The manager contacted us requesting a quotation for an app to complement their new website. They explained that the business was a charity established more than 10 years ago, and provides very useful services to local, medium and large sized business in Northern Ireland. They are partly public funded and have proven to its funders over the years that the services it provides are useful and are being used. Due to the demand for these services, it has expanded into other geographical areas in Northern Ireland. On the back of this expansion it was decided a name change was required.
They have now renamed the organisation, purchased a new domain name and created a new website.
The manager emailed the link to the new website. When I clicked this link I was greeted with a ‘this domain has expired’ notice! I immediately realised that they must have mistakenly sent me a link to their old website.
This confusion raised a few questions in our minds, and required a little investigation. We ran a whois search on this domain name. The whois results showed that it had expired in the past 20 days. On contacting the business again a different link was provided which worked and displayed a functioning website.

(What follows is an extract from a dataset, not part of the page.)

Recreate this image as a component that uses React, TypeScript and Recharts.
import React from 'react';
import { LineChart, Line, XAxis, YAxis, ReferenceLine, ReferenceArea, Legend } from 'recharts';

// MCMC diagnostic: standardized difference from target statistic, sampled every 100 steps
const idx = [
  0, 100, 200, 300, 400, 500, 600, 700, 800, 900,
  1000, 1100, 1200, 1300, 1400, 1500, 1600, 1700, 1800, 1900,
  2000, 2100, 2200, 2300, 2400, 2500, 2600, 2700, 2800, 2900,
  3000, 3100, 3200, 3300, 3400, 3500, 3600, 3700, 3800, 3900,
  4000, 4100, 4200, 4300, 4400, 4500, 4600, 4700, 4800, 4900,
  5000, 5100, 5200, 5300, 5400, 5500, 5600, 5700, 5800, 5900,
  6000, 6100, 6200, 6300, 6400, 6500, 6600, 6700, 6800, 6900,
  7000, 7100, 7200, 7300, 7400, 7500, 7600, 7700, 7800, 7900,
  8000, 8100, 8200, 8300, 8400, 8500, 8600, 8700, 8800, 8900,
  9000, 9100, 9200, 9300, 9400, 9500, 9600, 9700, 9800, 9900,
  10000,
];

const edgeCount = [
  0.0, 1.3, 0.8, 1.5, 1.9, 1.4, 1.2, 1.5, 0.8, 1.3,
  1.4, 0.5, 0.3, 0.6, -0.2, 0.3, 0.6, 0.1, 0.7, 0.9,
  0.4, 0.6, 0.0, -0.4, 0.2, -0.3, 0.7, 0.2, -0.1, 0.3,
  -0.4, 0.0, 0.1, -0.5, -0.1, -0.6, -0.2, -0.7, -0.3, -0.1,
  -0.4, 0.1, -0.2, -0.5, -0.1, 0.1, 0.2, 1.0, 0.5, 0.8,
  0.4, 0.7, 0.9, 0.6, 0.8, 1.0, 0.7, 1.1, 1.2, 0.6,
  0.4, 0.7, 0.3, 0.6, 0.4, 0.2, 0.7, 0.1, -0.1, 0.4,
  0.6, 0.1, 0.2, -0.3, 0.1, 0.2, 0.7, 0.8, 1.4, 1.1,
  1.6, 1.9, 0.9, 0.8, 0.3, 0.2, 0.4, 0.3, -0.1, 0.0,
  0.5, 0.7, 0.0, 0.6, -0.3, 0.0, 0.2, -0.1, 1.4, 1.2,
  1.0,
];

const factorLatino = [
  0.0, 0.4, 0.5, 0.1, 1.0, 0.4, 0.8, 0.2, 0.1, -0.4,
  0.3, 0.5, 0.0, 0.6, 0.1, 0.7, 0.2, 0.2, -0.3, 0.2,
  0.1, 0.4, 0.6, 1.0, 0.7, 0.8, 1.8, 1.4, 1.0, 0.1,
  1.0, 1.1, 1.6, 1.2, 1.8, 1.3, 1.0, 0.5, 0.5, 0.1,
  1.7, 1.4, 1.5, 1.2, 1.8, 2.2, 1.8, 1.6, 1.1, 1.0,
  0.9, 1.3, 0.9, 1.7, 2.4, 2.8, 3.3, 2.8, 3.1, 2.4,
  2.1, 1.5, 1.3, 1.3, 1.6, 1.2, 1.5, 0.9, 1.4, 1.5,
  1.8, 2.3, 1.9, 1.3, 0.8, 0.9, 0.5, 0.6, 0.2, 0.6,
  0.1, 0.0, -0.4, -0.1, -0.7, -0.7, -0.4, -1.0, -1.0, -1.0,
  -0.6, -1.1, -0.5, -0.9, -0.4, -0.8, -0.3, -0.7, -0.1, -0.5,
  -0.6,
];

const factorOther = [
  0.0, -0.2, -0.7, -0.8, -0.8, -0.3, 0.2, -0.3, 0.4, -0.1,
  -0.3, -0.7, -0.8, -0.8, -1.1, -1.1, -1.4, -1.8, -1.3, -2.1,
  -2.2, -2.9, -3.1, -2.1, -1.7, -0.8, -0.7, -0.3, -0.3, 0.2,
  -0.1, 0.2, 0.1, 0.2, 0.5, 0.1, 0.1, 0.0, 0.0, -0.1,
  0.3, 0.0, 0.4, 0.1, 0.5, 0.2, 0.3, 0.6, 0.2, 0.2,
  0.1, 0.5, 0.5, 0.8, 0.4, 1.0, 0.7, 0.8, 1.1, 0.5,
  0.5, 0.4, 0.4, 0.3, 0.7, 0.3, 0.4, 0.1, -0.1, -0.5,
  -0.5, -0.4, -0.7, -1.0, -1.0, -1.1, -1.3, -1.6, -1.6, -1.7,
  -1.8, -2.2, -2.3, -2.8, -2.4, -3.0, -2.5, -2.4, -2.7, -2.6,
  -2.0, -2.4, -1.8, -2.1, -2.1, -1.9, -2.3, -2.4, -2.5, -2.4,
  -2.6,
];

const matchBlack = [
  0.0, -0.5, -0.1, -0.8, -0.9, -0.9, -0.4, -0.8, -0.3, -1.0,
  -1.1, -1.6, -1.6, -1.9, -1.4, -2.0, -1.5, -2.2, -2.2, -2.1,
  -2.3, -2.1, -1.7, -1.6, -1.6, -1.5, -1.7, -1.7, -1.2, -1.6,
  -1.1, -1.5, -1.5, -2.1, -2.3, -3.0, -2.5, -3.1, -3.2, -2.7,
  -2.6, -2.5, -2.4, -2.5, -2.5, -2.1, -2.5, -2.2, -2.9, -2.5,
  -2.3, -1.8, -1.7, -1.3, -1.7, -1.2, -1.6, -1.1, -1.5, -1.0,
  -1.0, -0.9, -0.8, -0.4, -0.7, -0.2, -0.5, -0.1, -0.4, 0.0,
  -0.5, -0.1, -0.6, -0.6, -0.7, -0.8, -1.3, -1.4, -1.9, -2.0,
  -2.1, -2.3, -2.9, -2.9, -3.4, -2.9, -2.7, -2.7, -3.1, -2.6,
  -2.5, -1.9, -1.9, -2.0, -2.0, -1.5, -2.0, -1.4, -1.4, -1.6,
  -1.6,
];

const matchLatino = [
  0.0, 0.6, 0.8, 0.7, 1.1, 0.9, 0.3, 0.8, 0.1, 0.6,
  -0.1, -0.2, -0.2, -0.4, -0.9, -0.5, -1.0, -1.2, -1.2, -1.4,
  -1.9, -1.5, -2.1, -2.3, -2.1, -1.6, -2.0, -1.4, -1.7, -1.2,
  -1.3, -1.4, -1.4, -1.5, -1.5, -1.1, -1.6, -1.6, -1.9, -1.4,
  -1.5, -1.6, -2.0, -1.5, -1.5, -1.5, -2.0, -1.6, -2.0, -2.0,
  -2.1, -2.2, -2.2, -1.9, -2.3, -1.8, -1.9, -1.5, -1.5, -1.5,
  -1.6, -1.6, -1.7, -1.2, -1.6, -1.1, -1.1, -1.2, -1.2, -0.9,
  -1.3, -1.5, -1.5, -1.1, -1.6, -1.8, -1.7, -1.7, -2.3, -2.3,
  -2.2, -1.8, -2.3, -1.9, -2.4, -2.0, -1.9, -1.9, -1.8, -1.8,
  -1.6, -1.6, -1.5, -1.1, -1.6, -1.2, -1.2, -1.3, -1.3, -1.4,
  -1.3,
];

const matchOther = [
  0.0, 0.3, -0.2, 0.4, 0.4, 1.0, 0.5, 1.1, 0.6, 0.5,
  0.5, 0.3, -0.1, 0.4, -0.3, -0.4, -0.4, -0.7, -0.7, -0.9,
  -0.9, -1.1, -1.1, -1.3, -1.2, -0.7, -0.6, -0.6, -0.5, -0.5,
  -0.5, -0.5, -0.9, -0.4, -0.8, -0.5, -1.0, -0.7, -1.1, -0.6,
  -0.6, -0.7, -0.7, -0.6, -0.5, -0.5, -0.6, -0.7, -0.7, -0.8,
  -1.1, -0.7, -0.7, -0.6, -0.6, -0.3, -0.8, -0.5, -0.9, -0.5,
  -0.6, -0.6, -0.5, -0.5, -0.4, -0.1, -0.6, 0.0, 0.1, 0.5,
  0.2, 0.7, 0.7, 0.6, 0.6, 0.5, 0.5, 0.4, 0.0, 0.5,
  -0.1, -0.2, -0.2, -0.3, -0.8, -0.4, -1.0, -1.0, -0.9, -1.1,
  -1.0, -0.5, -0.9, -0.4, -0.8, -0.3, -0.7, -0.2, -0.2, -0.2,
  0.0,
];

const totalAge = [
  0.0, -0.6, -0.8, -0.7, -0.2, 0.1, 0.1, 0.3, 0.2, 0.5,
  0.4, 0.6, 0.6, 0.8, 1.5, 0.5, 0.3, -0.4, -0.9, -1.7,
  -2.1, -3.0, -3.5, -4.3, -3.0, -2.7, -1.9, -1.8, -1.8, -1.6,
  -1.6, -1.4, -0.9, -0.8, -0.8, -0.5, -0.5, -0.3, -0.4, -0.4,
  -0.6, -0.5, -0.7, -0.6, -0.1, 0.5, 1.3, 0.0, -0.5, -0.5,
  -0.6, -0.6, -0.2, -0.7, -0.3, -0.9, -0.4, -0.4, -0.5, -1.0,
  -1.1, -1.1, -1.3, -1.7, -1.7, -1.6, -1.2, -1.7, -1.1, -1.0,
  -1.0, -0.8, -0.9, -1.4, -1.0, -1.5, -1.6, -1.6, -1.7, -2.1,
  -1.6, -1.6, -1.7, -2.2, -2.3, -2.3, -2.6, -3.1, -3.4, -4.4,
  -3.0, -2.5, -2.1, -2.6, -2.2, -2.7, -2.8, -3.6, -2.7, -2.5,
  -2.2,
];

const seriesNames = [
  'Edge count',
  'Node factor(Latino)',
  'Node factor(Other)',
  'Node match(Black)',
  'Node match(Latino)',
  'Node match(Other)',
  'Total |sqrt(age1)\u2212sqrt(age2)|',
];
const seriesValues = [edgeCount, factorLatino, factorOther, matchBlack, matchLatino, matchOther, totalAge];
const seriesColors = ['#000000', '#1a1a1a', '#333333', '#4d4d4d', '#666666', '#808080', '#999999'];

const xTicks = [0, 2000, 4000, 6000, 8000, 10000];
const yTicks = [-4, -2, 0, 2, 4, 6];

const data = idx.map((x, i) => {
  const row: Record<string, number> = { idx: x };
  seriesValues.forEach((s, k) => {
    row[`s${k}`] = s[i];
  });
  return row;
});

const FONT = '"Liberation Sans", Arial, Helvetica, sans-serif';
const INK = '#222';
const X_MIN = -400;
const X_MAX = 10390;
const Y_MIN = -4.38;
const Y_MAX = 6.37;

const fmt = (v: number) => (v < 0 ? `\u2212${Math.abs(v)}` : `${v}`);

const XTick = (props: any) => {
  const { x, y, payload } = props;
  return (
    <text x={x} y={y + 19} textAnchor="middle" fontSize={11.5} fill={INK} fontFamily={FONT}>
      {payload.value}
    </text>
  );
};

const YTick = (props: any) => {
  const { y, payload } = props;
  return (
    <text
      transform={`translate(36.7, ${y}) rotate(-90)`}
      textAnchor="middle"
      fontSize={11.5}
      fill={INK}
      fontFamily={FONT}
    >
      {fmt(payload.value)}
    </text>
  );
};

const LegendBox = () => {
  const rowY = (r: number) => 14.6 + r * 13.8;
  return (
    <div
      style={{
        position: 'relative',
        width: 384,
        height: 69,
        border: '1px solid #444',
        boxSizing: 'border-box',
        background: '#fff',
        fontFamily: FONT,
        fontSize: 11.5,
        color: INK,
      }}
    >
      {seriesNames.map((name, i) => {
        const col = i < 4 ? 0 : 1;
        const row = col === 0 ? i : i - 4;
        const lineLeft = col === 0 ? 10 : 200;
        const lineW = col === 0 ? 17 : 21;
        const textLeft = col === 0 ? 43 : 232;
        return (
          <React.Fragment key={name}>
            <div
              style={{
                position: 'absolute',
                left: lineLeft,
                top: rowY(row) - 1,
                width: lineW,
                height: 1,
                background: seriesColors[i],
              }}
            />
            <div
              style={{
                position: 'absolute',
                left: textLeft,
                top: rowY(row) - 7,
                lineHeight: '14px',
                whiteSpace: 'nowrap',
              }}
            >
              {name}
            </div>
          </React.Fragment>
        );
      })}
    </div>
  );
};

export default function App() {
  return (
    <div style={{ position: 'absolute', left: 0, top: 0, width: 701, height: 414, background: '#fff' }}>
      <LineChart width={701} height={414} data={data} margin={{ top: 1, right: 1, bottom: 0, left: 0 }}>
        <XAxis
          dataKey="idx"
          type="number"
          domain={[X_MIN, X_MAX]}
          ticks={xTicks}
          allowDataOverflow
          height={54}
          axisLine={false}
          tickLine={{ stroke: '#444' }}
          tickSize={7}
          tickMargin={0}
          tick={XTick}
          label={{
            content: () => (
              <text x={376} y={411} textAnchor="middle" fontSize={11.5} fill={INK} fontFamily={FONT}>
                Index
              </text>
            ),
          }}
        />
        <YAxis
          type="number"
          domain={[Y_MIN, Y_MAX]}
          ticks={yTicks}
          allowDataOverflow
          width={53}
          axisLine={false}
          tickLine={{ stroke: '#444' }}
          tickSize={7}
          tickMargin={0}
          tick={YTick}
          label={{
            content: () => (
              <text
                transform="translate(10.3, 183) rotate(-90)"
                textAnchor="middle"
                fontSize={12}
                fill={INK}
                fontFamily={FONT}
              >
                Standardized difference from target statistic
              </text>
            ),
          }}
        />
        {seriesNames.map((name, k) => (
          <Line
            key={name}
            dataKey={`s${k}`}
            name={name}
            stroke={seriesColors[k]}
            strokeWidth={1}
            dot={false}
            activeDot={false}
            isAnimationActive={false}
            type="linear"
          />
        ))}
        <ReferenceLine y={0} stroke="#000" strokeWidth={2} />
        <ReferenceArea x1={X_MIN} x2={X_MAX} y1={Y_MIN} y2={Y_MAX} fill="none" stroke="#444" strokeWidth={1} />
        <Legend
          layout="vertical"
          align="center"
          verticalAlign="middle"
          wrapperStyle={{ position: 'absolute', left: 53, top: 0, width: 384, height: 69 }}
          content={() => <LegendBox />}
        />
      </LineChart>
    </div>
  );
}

A whois search on this working domain name showed that it had been registered in the past 10 days.
We ran a Google site search (type site:www.yourdomainname.com into Google) on the first domain. It showed that a considerable number of pages had been indexed (recorded on the Google search engine) and displayed in its search results but of course these links no longer worked as the domain had expired.

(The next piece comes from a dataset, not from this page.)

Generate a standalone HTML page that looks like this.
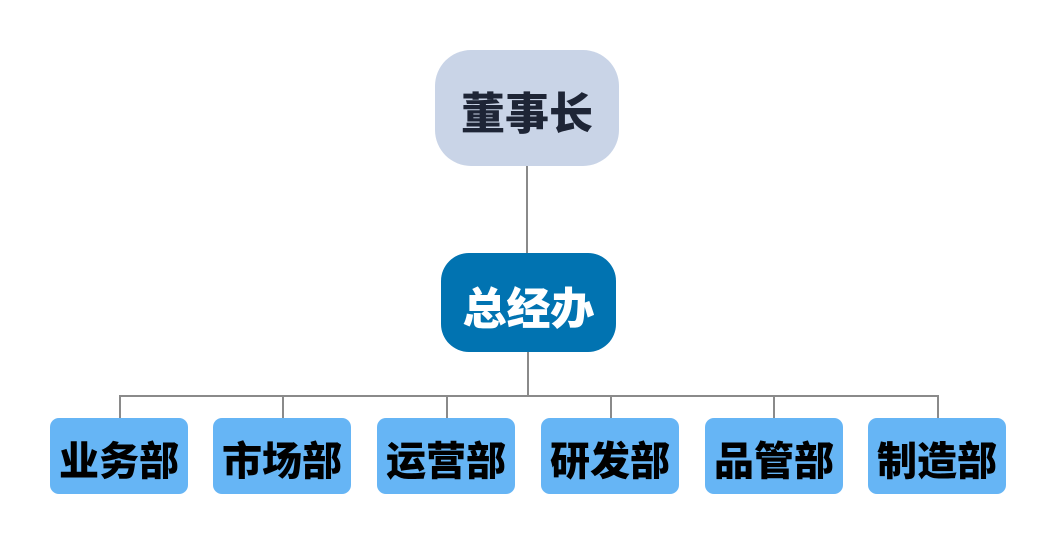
<!DOCTYPE html>
<html><head><meta charset="utf-8"><style>
body{margin:0;width:1056px;height:544px;background:#fff;position:relative;overflow:hidden;font-family:"Liberation Sans","Noto Sans CJK SC",sans-serif;font-weight:900}
.b{position:absolute;display:flex;align-items:center;justify-content:center;box-sizing:border-box;padding-top:4px}
.l{position:absolute;background:#8a8a8a}
.d{top:418px;width:138px;height:76px;background:#66b5f5;border-radius:9px;color:#000;font-size:40px}
</style></head><body>
<div class="l" style="left:526px;top:166px;width:2px;height:88px"></div>
<div class="l" style="left:527px;top:352px;width:2px;height:44px"></div>
<div class="l" style="left:119px;top:395px;width:820px;height:2px"></div>
<div class="l" style="left:119px;top:396px;width:2px;height:22px"></div>
<div class="l" style="left:282px;top:396px;width:2px;height:22px"></div>
<div class="l" style="left:446px;top:396px;width:2px;height:22px"></div>
<div class="l" style="left:610px;top:396px;width:2px;height:22px"></div>
<div class="l" style="left:773px;top:396px;width:2px;height:22px"></div>
<div class="l" style="left:937px;top:396px;width:2px;height:22px"></div>
<div class="b" style="left:435px;top:50px;width:184px;height:116px;background:#c9d4e7;border-radius:36px;color:#1e2536;font-size:44px">董事长</div>
<div class="b" style="left:441px;top:253px;width:175px;height:99px;background:#0173b1;border-radius:28px;color:#fff;font-size:44px">总经办</div>
<div class="b d" style="left:50px">业务部</div>
<div class="b d" style="left:213px">市场部</div>
<div class="b d" style="left:377px">运营部</div>
<div class="b d" style="left:541px">研发部</div>
<div class="b d" style="left:705px">品管部</div>
<div class="b d" style="left:868px">制造部</div>
</body></html>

We ran the same Google search on the live domain. It showed that only 2 pages had been indexed. An examination of the site indicated that it had 10 pages and so in theory 10 pages would be expected to have been indexed.
As the organisation has changed its domain name, they assumed that they no longer required the original domain and duly let it expire. They registered the new domain name, built a new website using a free website builder and expected that the site would be picked up by search engines and their audience would just find them. They didn’t realise that this would not happen and they now had a major problem.
The old site was gone and the new site could not be found. How are their clients going to find them?
They had taken the cheap option of using a free website builder that was not search engine friendly, which explained why so few of their site web pages were appearing on any search engine.
It was wrong for them to assume that they no longer required the original domain name. They didn’t stop to think how they were going to inform all that knew them or used their services in the past that they had changed their name and website. They were not knowledgeable of the fact that since the original domain was registered in 2005, it had earned much valued history – age history, content history, search engine ranking and much valued backlinks (links to other websites). Now they are starting back to where they were in 2005 – all that effort, over all those years, lost.
It is possible to get a new domain to the same position in a period of months if a good search engine strategy is put in place, but in this instance we are talking about a charity with public funding that has a responsibility to be prudent with its finances.
What they should have done
They were not aware how important this history and search engine ranking was to them, to their customers and to their budget. They did not realise that this history and ranking could very easily be transferred to the new domain.
Audit the old web site
They should have got in touch with a reputable web company that would have carried out an audit of the old website and recorded the following information:
- the number of daily, weekly and monthly visits;
- the top pages visitors landed on first (top landing pages);
- any websites linking to the site;
- all internal links (site pages linking to other pages within the site);
- the top keywords; and
- all pages and images recorded (indexed) on the Google search engine.
This information is vital, as it gives a true picture of the status and performance of the website. It also creates a benchmark to compare the old site with the new site.
Set up and redirect traffic to the new website
After buying the new domain and creating the new website the following would be carried out:
- inform Google that the website name has changed using their change of address tool which “manages the transition needed by Google to index your new URLs at the new address, while minimizing impact to your current ranking in Google Search results.”;
- ensure the new site is built to be search engine friendly;
- move all content from the old site to the new site;
- redirect all traffic going to the old site pages to an equivalent page on the new site;
- check for any broken links or missing pages; and
- inform any organisations who have website links to the old site of the site name change.
If these steps are followed correctly:
- all visitors to the old website will be automatically redirected to the new site;
- Google will eventually index all the pages on the new site, and in time the old site can be closed down along with the domain name; and
- it will save substantial costs informing all that know them or have used their services that there is a new domain name and organisation name change.
When site traffic is analysed, there should be no noticeable drop in website visitors when compared to the old site. It will be as if there was never a website change.
How your website is listed on any search engine and how visitors find your site is very important for all website owners to understand.
There is a place for free website builders but they do not suit all websites, especially those that have been established for some time and need to change to a new domain name.
Local web design companies will know the local market and more than likely, will have worked with businesses and organisations that you, yourself will know. Talk to them, find out who they have worked with, if they have a good reputation and can help. Avoid the free option.
By the way… we advised the charity not to create an app – we suggested they to use the money instead to get their website working correctly!